• **The request**
Leave out any picture and return the remaining listing below exactly as given.

[START Provided data]

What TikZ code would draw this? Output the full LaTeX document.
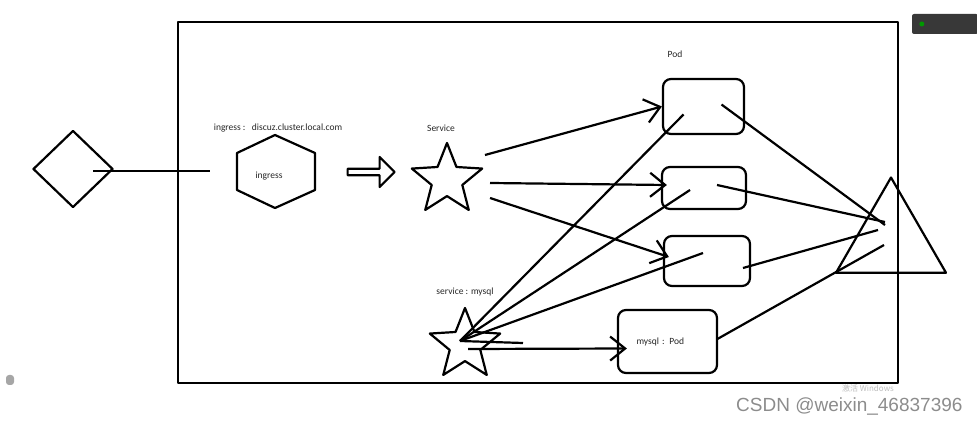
\documentclass[tikz,border=0pt]{standalone}
\usepackage{fontspec}
\setmainfont{Carlito}
\newfontfamily\wmfont{Liberation Sans}
\newfontfamily\cjk{Noto Sans CJK SC}
\usepackage{tikz}
\usetikzlibrary{shapes.geometric,shapes.arrows,arrows.meta,calc}

\begin{document}
\begin{tikzpicture}[x=1pt,y=-1pt, line join=round,
	shapeline/.style={draw, line width=2.2pt},
	pod/.style={shapeline, rounded corners=8pt, inner sep=0pt},
	tag/.style={font=\fontsize{9.5}{11}\selectfont, text=black!85},
	link/.style={line width=2.2pt},
	arr/.style={link, -{Straight Barb[length=15pt,width=24pt]}}]
\useasboundingbox (0,0) rectangle (977,427);

% frame
\draw[line width=2.4pt] (178,22) rectangle (898,383);

% left side
\node[shapeline, diamond, minimum width=80, minimum height=77, inner sep=0pt] (entry) at (73,169) {};
\coordinate (cut) at (210,171);
\draw[link] ($(entry.center)+(20,2)$) -- (cut);

\draw[shapeline] (237,153) -- (275,135) -- (315,153) -- (315,190) -- (275,208) -- (237,190) -- cycle;
\node[tag] (ingress) at (269,176) {ingress};
\node[tag] (ingresstag) at (278,128) {ingress :\ \ \ discuz.cluster.local.com};

\node[shapeline, single arrow, minimum width=30, minimum height=47, single arrow head extend=4pt, inner sep=0pt] (flow) at (369.5,172) {};

% services
\node[shapeline, star, star points=5, star point ratio=2.3, minimum size=74, inner sep=0pt] (service) at (447,180) {};
\node[tag] (servicetag) at (441,128) {Service};
\node[shapeline, star, star points=5, star point ratio=2.3, minimum size=74, inner sep=0pt] (mysqlsvc) at (465,345) {};
\node[tag] (mysqlsvctag) at (465,292) {service : mysql};
\coordinate (hub) at (460,341);

% pods
\node[pod, minimum width=81, minimum height=55] (pod1) at (703.5,106.5) {};
\node[tag] (podtag) at (675,54) {Pod};
\node[pod, minimum width=84, minimum height=42] (pod2) at (704,188) {};
\node[pod, minimum width=86, minimum height=50] (pod3) at (707,261) {};
\node[pod, tag, minimum width=99, minimum height=63, text width=62, align=left] (mysqlpod) at (667.5,341.5) {\raisebox{-5pt}{mysql : Pod}};

% right side
\node[shapeline, regular polygon, regular polygon sides=3, minimum size=127, inner sep=0pt] (tri) at (891,241) {};

% service to pods
\draw[arr] ($(service.center)+(38,-25)$) -- (pod1.west);
\draw[arr] ($(service.center)+(43,3)$) -- ($(pod2.west)+(6,-3)$);
\draw[arr] ($(service.center)+(43,18)$) -- ($(pod3.west)+(6,-4)$);

% pods back to mysql service
\draw[link] ($(pod1.center)+(-20,8)$) -- (hub);
\draw[link] ($(pod2.center)+(-14,2)$) -- (hub);
\draw[link] ($(pod3.center)+(-4,-8)$) -- (hub);
\draw[link] (hub) -- ($(hub)+(63,2)$);
\draw[arr] ($(mysqlsvc.center)+(3,4)$) -- ($(mysqlpod.west)+(10,7)$);

% pods to triangle
\draw[link] ($(pod1.center)+(18,-2)$) -- ($(tri.center)+(-6,-16)$);
\draw[link] ($(pod2.center)+(13,-3)$) -- ($(tri.center)+(-6,-19)$);
\draw[link] ($(pod3.center)+(36,7)$) -- ($(tri.center)+(-13,-11)$);
\draw[link] ($(mysqlpod.center)+(49,-2)$) -- ($(tri.center)+(-7,4)$);

% screen overlay
\node[font=\wmfont\fontsize{19}{21}\selectfont, text=black!45, anchor=west, inner sep=0pt] (csdn) at (736,407) {CSDN @weixin\_46837396};
\node[font=\cjk\fontsize{8}{9}\selectfont, text=black!25, inner sep=0pt] (activate) at (868,388) {激活 Windows};
\node[fill=black!78, rounded corners=2pt, minimum width=66, minimum height=20, inner sep=0pt] (bar) at (945,24) {};
\fill[green!60!black] ($(bar.west)+(10,0)$) circle (2.5);
\node[fill=black!35, rounded corners=3pt, minimum width=8, minimum height=10, inner sep=0pt] (side) at (10,380) {};
\end{tikzpicture}
\end{document}
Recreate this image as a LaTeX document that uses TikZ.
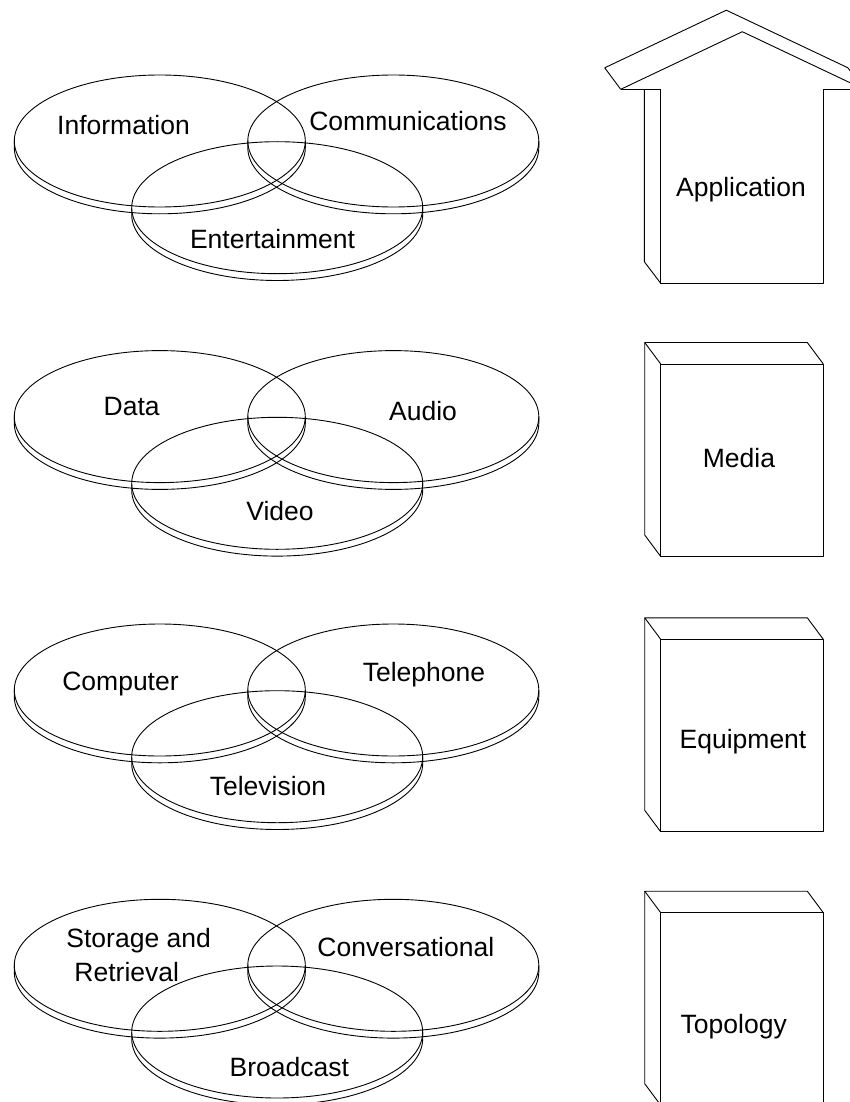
\documentclass[tikz,border=0pt]{standalone}
\usepackage{fontspec}
\setmainfont{Liberation Sans}
\begin{document}
\begin{tikzpicture}[x=1pt,y=1pt,line width=0.9pt,line join=round,
  lbl/.style={anchor=base,inner sep=0pt,font=\fontsize{26.5}{34}\selectfont},
  lbll/.style={anchor=base west,inner sep=0pt,font=\fontsize{26.5}{34}\selectfont},
  disc/.pic={
    % upper face and the visible lower rim of a thin disc
    \draw (0,0) ellipse [x radius=145.5, y radius=66];
    \draw (-145.5,0) -- (-145.5,-6.8)
          arc [start angle=180, end angle=360, x radius=145.5, y radius=66]
          -- (145.5,0);
  },
  cuboid/.pic={
    % front face 162.6 x 192.5, receding faces offset up-left
    \draw (0,0) rectangle (162.6,-192.5);
    \draw (0,0) -- (-16,21.5) -- (146.6,21.5) -- (162.6,0);
    \draw (-16,21.5) -- (-16,-171) -- (0,-192.5);
  }]
\useasboundingbox (0,0) rectangle (850,-1102);
\clip (0,0) rectangle (850,-1102);

% ---- Venn discs, four rows ----
\foreach \cy in {141,416.6,690,965.3}{
  \pic at (159.8,-\cy) {disc};
  \pic at (393.3,-\cy) {disc};
  \pic at (277.2,-\cy-66.7) {disc};
}

% row 1
\node[lbl] (info) at (123.5,-135) {Information};
\node[lbl] (comm) at (408,-130.7) {Communications};
\node[lbl] (ent)  at (272.5,-248) {Entertainment};
% row 2
\node[lbl] (data)  at (131.7,-415) {Data};
\node[lbl] (audio) at (423,-420) {Audio};
\node[lbl] (video) at (280,-520) {Video};
% row 3
\node[lbl] (comp) at (120.5,-690.7) {Computer};
\node[lbl] (tel)  at (424,-681.7) {Telephone};
\node[lbl] (tv)   at (268,-795) {Television};
% row 4
\node[lbll] (stor1) at (66,-947.3) {Storage and};
\node[lbll] (stor2) at (74,-981.7) {Retrieval};
\node[lbl] (conv)  at (405.8,-956.7) {Conversational};
\node[lbl] (broad) at (289.3,-1076) {Broadcast};

% ---- house for the application layer ----
% front wall and receding left wall
\draw (660.7,-89.3) -- (660.7,-283.3) -- (823.3,-283.3) -- (823.3,-89.3);
\draw (644.3,-89.3) -- (644.3,-261.7) -- (660.7,-283.3);
% eaves
\draw (620.7,-89.3) -- (660.7,-89.3);
\draw (823.3,-89.3) -- (863.9,-89.3);
% roof, front and back edges
\draw (620.7,-89.3) -- (742.3,-31.7) -- (863.9,-89.3);
\draw (604.7,-67.8) -- (726.3,-10.2) -- (847.9,-67.8);
\draw (604.7,-67.8) -- (620.7,-89.3);
\draw (847.9,-67.8) -- (863.9,-89.3);
\node[lbl] (app) at (741,-196.7) {Application};

% ---- boxes for the lower layers ----
\pic at (660.7,-364) {cuboid};
\pic at (660.7,-639.3) {cuboid};
\pic at (660.7,-912.7) {cuboid};
\node[lbl] (media) at (739,-467.7) {Media};
\node[lbl] (equip) at (743,-748.3) {Equipment};
\node[lbl] (topo)  at (733.7,-1033.3) {Topology};
\end{tikzpicture}
\end{document}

[END Provided data]

• **Result of this exercise**
What TikZ code would draw this? Output the full LaTeX document.
\documentclass[tikz,border=0pt]{standalone}
\usepackage{fontspec}
\setmainfont{Carlito}
\newfontfamily\wmfont{Liberation Sans}
\newfontfamily\cjk{Noto Sans CJK SC}
\usepackage{tikz}
\usetikzlibrary{shapes.geometric,shapes.arrows,arrows.meta,calc}

\begin{document}
\begin{tikzpicture}[x=1pt,y=-1pt, line join=round,
	shapeline/.style={draw, line width=2.2pt},
	pod/.style={shapeline, rounded corners=8pt, inner sep=0pt},
	tag/.style={font=\fontsize{9.5}{11}\selectfont, text=black!85},
	link/.style={line width=2.2pt},
	arr/.style={link, -{Straight Barb[length=15pt,width=24pt]}}]
\useasboundingbox (0,0) rectangle (977,427);

% frame
\draw[line width=2.4pt] (178,22) rectangle (898,383);

% left side
\node[shapeline, diamond, minimum width=80, minimum height=77, inner sep=0pt] (entry) at (73,169) {};
\coordinate (cut) at (210,171);
\draw[link] ($(entry.center)+(20,2)$) -- (cut);

\draw[shapeline] (237,153) -- (275,135) -- (315,153) -- (315,190) -- (275,208) -- (237,190) -- cycle;
\node[tag] (ingress) at (269,176) {ingress};
\node[tag] (ingresstag) at (278,128) {ingress :\ \ \ discuz.cluster.local.com};

\node[shapeline, single arrow, minimum width=30, minimum height=47, single arrow head extend=4pt, inner sep=0pt] (flow) at (369.5,172) {};

% services
\node[shapeline, star, star points=5, star point ratio=2.3, minimum size=74, inner sep=0pt] (service) at (447,180) {};
\node[tag] (servicetag) at (441,128) {Service};
\node[shapeline, star, star points=5, star point ratio=2.3, minimum size=74, inner sep=0pt] (mysqlsvc) at (465,345) {};
\node[tag] (mysqlsvctag) at (465,292) {service : mysql};
\coordinate (hub) at (460,341);

% pods
\node[pod, minimum width=81, minimum height=55] (pod1) at (703.5,106.5) {};
\node[tag] (podtag) at (675,54) {Pod};
\node[pod, minimum width=84, minimum height=42] (pod2) at (704,188) {};
\node[pod, minimum width=86, minimum height=50] (pod3) at (707,261) {};
\node[pod, tag, minimum width=99, minimum height=63, text width=62, align=left] (mysqlpod) at (667.5,341.5) {\raisebox{-5pt}{mysql : Pod}};

% right side
\node[shapeline, regular polygon, regular polygon sides=3, minimum size=127, inner sep=0pt] (tri) at (891,241) {};

% service to pods
\draw[arr] ($(service.center)+(38,-25)$) -- (pod1.west);
\draw[arr] ($(service.center)+(43,3)$) -- ($(pod2.west)+(6,-3)$);
\draw[arr] ($(service.center)+(43,18)$) -- ($(pod3.west)+(6,-4)$);

% pods back to mysql service
\draw[link] ($(pod1.center)+(-20,8)$) -- (hub);
\draw[link] ($(pod2.center)+(-14,2)$) -- (hub);
\draw[link] ($(pod3.center)+(-4,-8)$) -- (hub);
\draw[link] (hub) -- ($(hub)+(63,2)$);
\draw[arr] ($(mysqlsvc.center)+(3,4)$) -- ($(mysqlpod.west)+(10,7)$);

% pods to triangle
\draw[link] ($(pod1.center)+(18,-2)$) -- ($(tri.center)+(-6,-16)$);
\draw[link] ($(pod2.center)+(13,-3)$) -- ($(tri.center)+(-6,-19)$);
\draw[link] ($(pod3.center)+(36,7)$) -- ($(tri.center)+(-13,-11)$);
\draw[link] ($(mysqlpod.center)+(49,-2)$) -- ($(tri.center)+(-7,4)$);

% screen overlay
\node[font=\wmfont\fontsize{19}{21}\selectfont, text=black!45, anchor=west, inner sep=0pt] (csdn) at (736,407) {CSDN @weixin\_46837396};
\node[font=\cjk\fontsize{8}{9}\selectfont, text=black!25, inner sep=0pt] (activate) at (868,388) {激活 Windows};
\node[fill=black!78, rounded corners=2pt, minimum width=66, minimum height=20, inner sep=0pt] (bar) at (945,24) {};
\fill[green!60!black] ($(bar.west)+(10,0)$) circle (2.5);
\node[fill=black!35, rounded corners=3pt, minimum width=8, minimum height=10, inner sep=0pt] (side) at (10,380) {};
\end{tikzpicture}
\end{document}
Recreate this image as a LaTeX document that uses TikZ.
\documentclass[tikz,border=0pt]{standalone}
\usepackage{fontspec}
\setmainfont{Liberation Sans}
\begin{document}
\begin{tikzpicture}[x=1pt,y=1pt,line width=0.9pt,line join=round,
  lbl/.style={anchor=base,inner sep=0pt,font=\fontsize{26.5}{34}\selectfont},
  lbll/.style={anchor=base west,inner sep=0pt,font=\fontsize{26.5}{34}\selectfont},
  disc/.pic={
    % upper face and the visible lower rim of a thin disc
    \draw (0,0) ellipse [x radius=145.5, y radius=66];
    \draw (-145.5,0) -- (-145.5,-6.8)
          arc [start angle=180, end angle=360, x radius=145.5, y radius=66]
          -- (145.5,0);
  },
  cuboid/.pic={
    % front face 162.6 x 192.5, receding faces offset up-left
    \draw (0,0) rectangle (162.6,-192.5);
    \draw (0,0) -- (-16,21.5) -- (146.6,21.5) -- (162.6,0);
    \draw (-16,21.5) -- (-16,-171) -- (0,-192.5);
  }]
\useasboundingbox (0,0) rectangle (850,-1102);
\clip (0,0) rectangle (850,-1102);

% ---- Venn discs, four rows ----
\foreach \cy in {141,416.6,690,965.3}{
  \pic at (159.8,-\cy) {disc};
  \pic at (393.3,-\cy) {disc};
  \pic at (277.2,-\cy-66.7) {disc};
}

% row 1
\node[lbl] (info) at (123.5,-135) {Information};
\node[lbl] (comm) at (408,-130.7) {Communications};
\node[lbl] (ent)  at (272.5,-248) {Entertainment};
% row 2
\node[lbl] (data)  at (131.7,-415) {Data};
\node[lbl] (audio) at (423,-420) {Audio};
\node[lbl] (video) at (280,-520) {Video};
% row 3
\node[lbl] (comp) at (120.5,-690.7) {Computer};
\node[lbl] (tel)  at (424,-681.7) {Telephone};
\node[lbl] (tv)   at (268,-795) {Television};
% row 4
\node[lbll] (stor1) at (66,-947.3) {Storage and};
\node[lbll] (stor2) at (74,-981.7) {Retrieval};
\node[lbl] (conv)  at (405.8,-956.7) {Conversational};
\node[lbl] (broad) at (289.3,-1076) {Broadcast};

% ---- house for the application layer ----
% front wall and receding left wall
\draw (660.7,-89.3) -- (660.7,-283.3) -- (823.3,-283.3) -- (823.3,-89.3);
\draw (644.3,-89.3) -- (644.3,-261.7) -- (660.7,-283.3);
% eaves
\draw (620.7,-89.3) -- (660.7,-89.3);
\draw (823.3,-89.3) -- (863.9,-89.3);
% roof, front and back edges
\draw (620.7,-89.3) -- (742.3,-31.7) -- (863.9,-89.3);
\draw (604.7,-67.8) -- (726.3,-10.2) -- (847.9,-67.8);
\draw (604.7,-67.8) -- (620.7,-89.3);
\draw (847.9,-67.8) -- (863.9,-89.3);
\node[lbl] (app) at (741,-196.7) {Application};

% ---- boxes for the lower layers ----
\pic at (660.7,-364) {cuboid};
\pic at (660.7,-639.3) {cuboid};
\pic at (660.7,-912.7) {cuboid};
\node[lbl] (media) at (739,-467.7) {Media};
\node[lbl] (equip) at (743,-748.3) {Equipment};
\node[lbl] (topo)  at (733.7,-1033.3) {Topology};
\end{tikzpicture}
\end{document}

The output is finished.